▶ _WRITTEN INSTRUCTION_
Images are not part of the copy; write out the rest of the data exactly as given.

### SOURCE MATERIAL

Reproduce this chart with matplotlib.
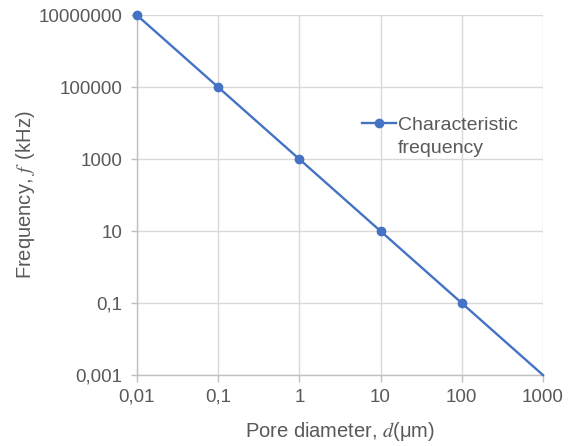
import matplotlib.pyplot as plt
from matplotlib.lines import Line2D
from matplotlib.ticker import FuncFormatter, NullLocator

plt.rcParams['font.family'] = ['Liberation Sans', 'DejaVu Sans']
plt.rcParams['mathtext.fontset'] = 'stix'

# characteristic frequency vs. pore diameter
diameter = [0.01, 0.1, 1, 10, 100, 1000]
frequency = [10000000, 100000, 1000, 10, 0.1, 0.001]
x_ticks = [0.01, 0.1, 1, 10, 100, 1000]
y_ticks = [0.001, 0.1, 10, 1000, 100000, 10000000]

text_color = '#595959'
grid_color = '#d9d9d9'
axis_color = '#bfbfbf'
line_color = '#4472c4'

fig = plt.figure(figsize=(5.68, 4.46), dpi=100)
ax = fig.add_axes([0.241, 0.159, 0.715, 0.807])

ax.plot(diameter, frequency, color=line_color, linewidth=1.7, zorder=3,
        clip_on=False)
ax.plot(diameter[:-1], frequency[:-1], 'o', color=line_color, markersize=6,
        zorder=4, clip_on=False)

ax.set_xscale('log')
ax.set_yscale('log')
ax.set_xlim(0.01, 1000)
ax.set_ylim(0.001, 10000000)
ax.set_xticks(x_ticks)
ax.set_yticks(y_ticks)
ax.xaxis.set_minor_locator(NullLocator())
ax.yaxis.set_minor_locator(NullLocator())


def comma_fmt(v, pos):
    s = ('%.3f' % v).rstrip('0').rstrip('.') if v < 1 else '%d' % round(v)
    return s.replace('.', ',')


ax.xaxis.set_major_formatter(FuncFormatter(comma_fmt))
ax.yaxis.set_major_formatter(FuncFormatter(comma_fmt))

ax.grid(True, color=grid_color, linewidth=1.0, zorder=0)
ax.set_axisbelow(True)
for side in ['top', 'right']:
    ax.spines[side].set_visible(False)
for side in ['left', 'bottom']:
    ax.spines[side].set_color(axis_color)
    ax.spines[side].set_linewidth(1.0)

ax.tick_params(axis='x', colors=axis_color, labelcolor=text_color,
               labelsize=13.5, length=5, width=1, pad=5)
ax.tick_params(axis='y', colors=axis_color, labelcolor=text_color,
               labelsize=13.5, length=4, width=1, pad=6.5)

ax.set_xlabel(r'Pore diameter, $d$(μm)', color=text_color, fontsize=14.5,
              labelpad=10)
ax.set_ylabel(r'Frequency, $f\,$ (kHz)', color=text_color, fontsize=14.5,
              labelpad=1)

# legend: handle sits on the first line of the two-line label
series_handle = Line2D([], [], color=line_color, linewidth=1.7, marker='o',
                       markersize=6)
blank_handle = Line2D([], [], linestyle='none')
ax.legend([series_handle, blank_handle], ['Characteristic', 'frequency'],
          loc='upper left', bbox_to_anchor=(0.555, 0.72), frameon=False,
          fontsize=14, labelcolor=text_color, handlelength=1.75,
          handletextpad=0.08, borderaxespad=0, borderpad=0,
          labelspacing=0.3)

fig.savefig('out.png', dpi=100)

######

▶ _TASK OUTPUT_
Reproduce this chart with matplotlib.
import matplotlib.pyplot as plt
from matplotlib.lines import Line2D
from matplotlib.ticker import FuncFormatter, NullLocator

plt.rcParams['font.family'] = ['Liberation Sans', 'DejaVu Sans']
plt.rcParams['mathtext.fontset'] = 'stix'

# characteristic frequency vs. pore diameter
diameter = [0.01, 0.1, 1, 10, 100, 1000]
frequency = [10000000, 100000, 1000, 10, 0.1, 0.001]
x_ticks = [0.01, 0.1, 1, 10, 100, 1000]
y_ticks = [0.001, 0.1, 10, 1000, 100000, 10000000]

text_color = '#595959'
grid_color = '#d9d9d9'
axis_color = '#bfbfbf'
line_color = '#4472c4'

fig = plt.figure(figsize=(5.68, 4.46), dpi=100)
ax = fig.add_axes([0.241, 0.159, 0.715, 0.807])

ax.plot(diameter, frequency, color=line_color, linewidth=1.7, zorder=3,
        clip_on=False)
ax.plot(diameter[:-1], frequency[:-1], 'o', color=line_color, markersize=6,
        zorder=4, clip_on=False)

ax.set_xscale('log')
ax.set_yscale('log')
ax.set_xlim(0.01, 1000)
ax.set_ylim(0.001, 10000000)
ax.set_xticks(x_ticks)
ax.set_yticks(y_ticks)
ax.xaxis.set_minor_locator(NullLocator())
ax.yaxis.set_minor_locator(NullLocator())


def comma_fmt(v, pos):
    s = ('%.3f' % v).rstrip('0').rstrip('.') if v < 1 else '%d' % round(v)
    return s.replace('.', ',')


ax.xaxis.set_major_formatter(FuncFormatter(comma_fmt))
ax.yaxis.set_major_formatter(FuncFormatter(comma_fmt))

ax.grid(True, color=grid_color, linewidth=1.0, zorder=0)
ax.set_axisbelow(True)
for side in ['top', 'right']:
    ax.spines[side].set_visible(False)
for side in ['left', 'bottom']:
    ax.spines[side].set_color(axis_color)
    ax.spines[side].set_linewidth(1.0)

ax.tick_params(axis='x', colors=axis_color, labelcolor=text_color,
               labelsize=13.5, length=5, width=1, pad=5)
ax.tick_params(axis='y', colors=axis_color, labelcolor=text_color,
               labelsize=13.5, length=4, width=1, pad=6.5)

ax.set_xlabel(r'Pore diameter, $d$(μm)', color=text_color, fontsize=14.5,
              labelpad=10)
ax.set_ylabel(r'Frequency, $f\,$ (kHz)', color=text_color, fontsize=14.5,
              labelpad=1)

# legend: handle sits on the first line of the two-line label
series_handle = Line2D([], [], color=line_color, linewidth=1.7, marker='o',
                       markersize=6)
blank_handle = Line2D([], [], linestyle='none')
ax.legend([series_handle, blank_handle], ['Characteristic', 'frequency'],
          loc='upper left', bbox_to_anchor=(0.555, 0.72), frameon=False,
          fontsize=14, labelcolor=text_color, handlelength=1.75,
          handletextpad=0.08, borderaxespad=0, borderpad=0,
          labelspacing=0.3)

fig.savefig('out.png', dpi=100)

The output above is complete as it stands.